The very first thing that Oculus needed to bring your hands into VR was to have a perfectly tracked solution, just like how a headset has embedded LEDs that a sensor reads and position something in space. They knew that the hand controller needed to do the same thing. The early investigations looked at how much space they could provide to embed some infrared LEDs and let the computer read these. The question then became how it would fit in your hand. Would something fit onto your hand or would it be something that you could hold like a flight stick?

The main question became whether you would hold it or wear it. While wearing something has the obvious benefit of being able to just open your hand and it’s there, getting them on and off left a lot to be desired from a user experience perspective. Meanwhile, the decision of what to put on the area on the face of the controller was also being discussed. Would it be thumbsticks or a D-pad like on a regular game controller?

After much exploration, Oculus designed a small ring with all the embedded tracking on it, and a trigger that would eventually get a secondary trigger. On the face, the thumbstick is more to the inside and the buttons are to the outside, leading to what’s known as the half moon prototype. This was first brought to the E3 video game show in the summer of 2015, and it was the first time that anybody outside of Oculus saw this device.

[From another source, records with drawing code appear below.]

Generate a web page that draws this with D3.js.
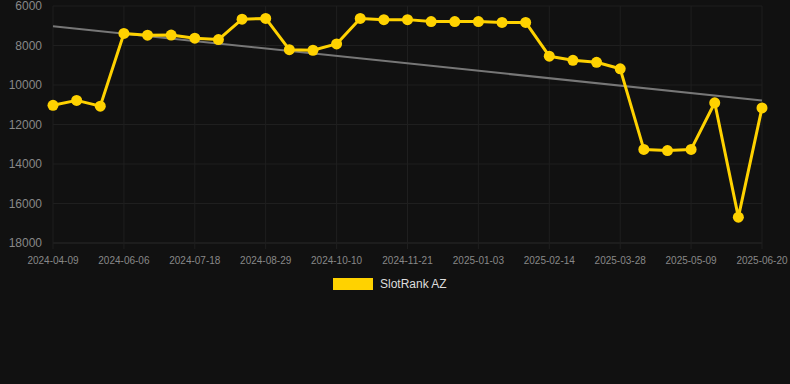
<!DOCTYPE html>
<html>
<head>
<meta charset="utf-8">
<script src="https://cdn.jsdelivr.net/npm/d3@7"></script>
<style>
  html, body { margin: 0; padding: 0; background: #111111; }
  svg { display: block; font-family: "Liberation Sans", Arial, sans-serif; }
</style>
</head>
<body>
<div id="chart"></div>
<script>
// dates of every point (category axis, only every 3rd is labelled)
const dates = [
  "2024-04-09", "2024-05-09", "2024-05-23", "2024-06-06", "2024-06-20", "2024-07-04",
  "2024-07-18", "2024-08-01", "2024-08-15", "2024-08-29", "2024-09-12", "2024-09-26",
  "2024-10-10", "2024-10-24", "2024-11-07", "2024-11-21", "2024-12-05", "2024-12-19",
  "2025-01-03", "2025-01-17", "2025-01-31", "2025-02-14", "2025-02-28", "2025-03-14",
  "2025-03-28", "2025-04-11", "2025-04-25", "2025-05-09", "2025-05-23", "2025-06-06",
  "2025-06-20"
];
const rankValues = [
  11030, 10780, 11070, 7390, 7480, 7470, 7630, 7700, 6670, 6630, 8210, 8240,
  7920, 6630, 6690, 6690, 6790, 6790, 6790, 6830, 6830, 8540, 8750, 8850,
  9180, 13260, 13320, 13260, 10900, 16690, 11160
];
// trend line end values (first and last date)
const trendValues = [7030, 10780];
const yTicks = [6000, 8000, 10000, 12000, 14000, 16000, 18000];
const seriesName = "SlotRank AZ";

const W = 790, H = 384;
const margin = {top: 6, right: 28, bottom: 141, left: 53};
const width = W - margin.left - margin.right;
const height = H - margin.top - margin.bottom;

const svg = d3.select("#chart").append("svg")
    .attr("width", W)
    .attr("height", H);

svg.append("rect").attr("width", W).attr("height", H).attr("fill", "#111111");

const g = svg.append("g")
    .attr("transform", "translate(" + margin.left + "," + margin.top + ")");

const x = d3.scalePoint(dates, [0, width]);
const y = d3.scaleLinear([6000, 18000], [0, height]);

const labelled = dates.filter((d, i) => i % 3 === 0);

// grid
g.append("g")
    .selectAll("line")
    .data(yTicks)
    .join("line")
    .attr("x1", 0).attr("x2", width)
    .attr("y1", d => y(d)).attr("y2", d => y(d))
    .attr("stroke", d => d === 18000 ? "#2a2a2a" : "#1f1f1f")
    .attr("stroke-width", 1);

g.append("g")
    .selectAll("line")
    .data(labelled)
    .join("line")
    .attr("x1", d => x(d)).attr("x2", d => x(d))
    .attr("y1", 0).attr("y2", height + 6)
    .attr("stroke", "#1f1f1f")
    .attr("stroke-width", 1);

// y axis labels
g.append("g")
    .selectAll("text")
    .data(yTicks)
    .join("text")
    .attr("x", -11)
    .attr("y", d => y(d))
    .attr("dy", "0.35em")
    .attr("text-anchor", "end")
    .attr("fill", "#888888")
    .attr("font-size", 12)
    .text(d => d);

// x axis labels
g.append("g")
    .selectAll("text")
    .data(labelled)
    .join("text")
    .attr("x", d => x(d))
    .attr("y", height + 17)
    .attr("dy", "0.35em")
    .attr("text-anchor", "middle")
    .attr("fill", "#888888")
    .attr("font-size", 10)
    .text(d => d);

// trend line
g.append("line")
    .attr("x1", x(dates[0])).attr("y1", y(trendValues[0]))
    .attr("x2", x(dates[dates.length - 1])).attr("y2", y(trendValues[1]))
    .attr("stroke", "#777777")
    .attr("stroke-width", 2);

// series
const line = d3.line()
    .x((d, i) => x(dates[i]))
    .y(d => y(d));

g.append("path")
    .datum(rankValues)
    .attr("d", line)
    .attr("fill", "none")
    .attr("stroke", "#ffd200")
    .attr("stroke-width", 3)
    .attr("stroke-linejoin", "round");

g.append("g")
    .selectAll("circle")
    .data(rankValues)
    .join("circle")
    .attr("cx", (d, i) => x(dates[i]))
    .attr("cy", d => y(d))
    .attr("r", 5.5)
    .attr("fill", "#ffd200");

// legend
const legend = svg.append("g").attr("transform", "translate(333,278)");
legend.append("rect")
    .attr("width", 40).attr("height", 12)
    .attr("fill", "#ffd200");
legend.append("text")
    .attr("x", 47).attr("y", 6)
    .attr("dy", "0.35em")
    .attr("fill", "#dddddd")
    .attr("font-size", 12)
    .text(seriesName);
</script>
</body>
</html>
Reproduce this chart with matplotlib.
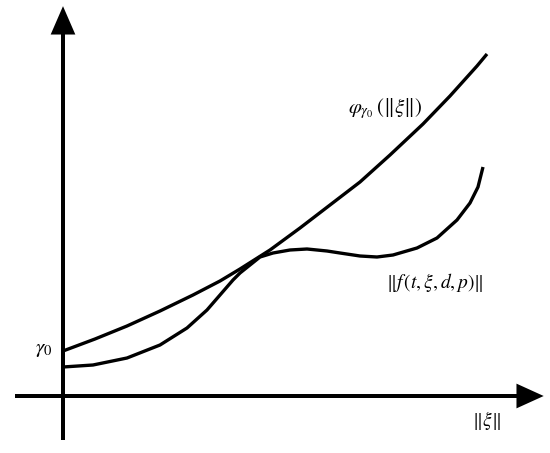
import matplotlib
matplotlib.use("Agg")
import matplotlib.pyplot as plt

plt.rcParams["mathtext.fontset"] = "stix"
plt.rcParams["font.family"] = ["STIXGeneral", "DejaVu Serif"]

# 上方曲线 phi_{gamma0}(||xi||)
phi_x = [0, 32, 64, 97, 130, 157, 177, 207, 237, 267, 297, 327, 360, 387, 414, 424]
phi_y = [45, 57, 70, 85, 101, 115, 127, 146, 168, 191, 214, 241, 272, 300, 330, 342]

# 下方曲线 ||f(t, xi, d, p)||
f_x = [0, 30, 64, 97, 124, 144, 157, 170, 177, 197, 210, 227, 244, 264, 277,
       297, 314, 330, 354, 374, 394, 407, 415, 420]
f_y = [29, 31, 38, 51, 68, 86, 101, 116, 123, 139, 143, 146, 147, 145, 143,
       140, 139, 141, 148, 158, 176, 193, 209, 229]

LW = 2.4

fig = plt.figure(figsize=(5.5, 4.53), dpi=100)
ax = fig.add_axes([0, 0, 1, 1])
ax.set_xlim(-63, 487)
ax.set_ylim(-57, 396)
ax.axis("off")

# 坐标轴（带箭头）
ax.arrow(0, -44, 0, 430, width=0, head_width=20, head_length=23,
         length_includes_head=True, fc="black", ec="black", lw=2.2)
ax.arrow(-48, 0, 525, 0, width=0, head_width=20, head_length=22,
         length_includes_head=True, fc="black", ec="black", lw=2.2)

ax.plot(phi_x, phi_y, color="black", lw=LW, solid_capstyle="butt",
        solid_joinstyle="round")
ax.plot(f_x, f_y, color="black", lw=LW, solid_capstyle="butt",
        solid_joinstyle="round")

fs = 14
ax.text(-19, 47, r"$\gamma_0$", fontsize=fs + 1, ha="center", va="center")
ax.text(322, 287, r"$\varphi_{\gamma_0}\,(\Vert\xi\Vert)$", fontsize=fs + 1,
        ha="center", va="center")
ax.text(372, 114, r"$\Vert f\,(t,\xi,d,p)\Vert$", fontsize=fs,
        ha="center", va="center")
ax.text(423, -25, r"$\Vert\xi\Vert$", fontsize=fs, ha="center", va="center")

fig.savefig("out.png", dpi=100)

The culmination of two and a half years of design thinking eventually led to the finished product. The tracking is hidden inside a ring of infrared translucent plastic and the finished triggers and input buttons, and the thumbsticks all register when your thumb is on them. Through various permutations of having your thumb on something or resting away from it, Oculus enables you to give thumbs up, grip things, and perform other discreet actions that help you translate the thing you’re trying to communicate into a VR surrounding.

In conclusion, Oculus Touch is the result of a long and deliberate design process that took into consideration how to track hands and how to make them as comfortable as possible to wear while delivering the right kind of tactile feedback. The end result is a device that provides hand presence and helps to make virtual reality even more immersive.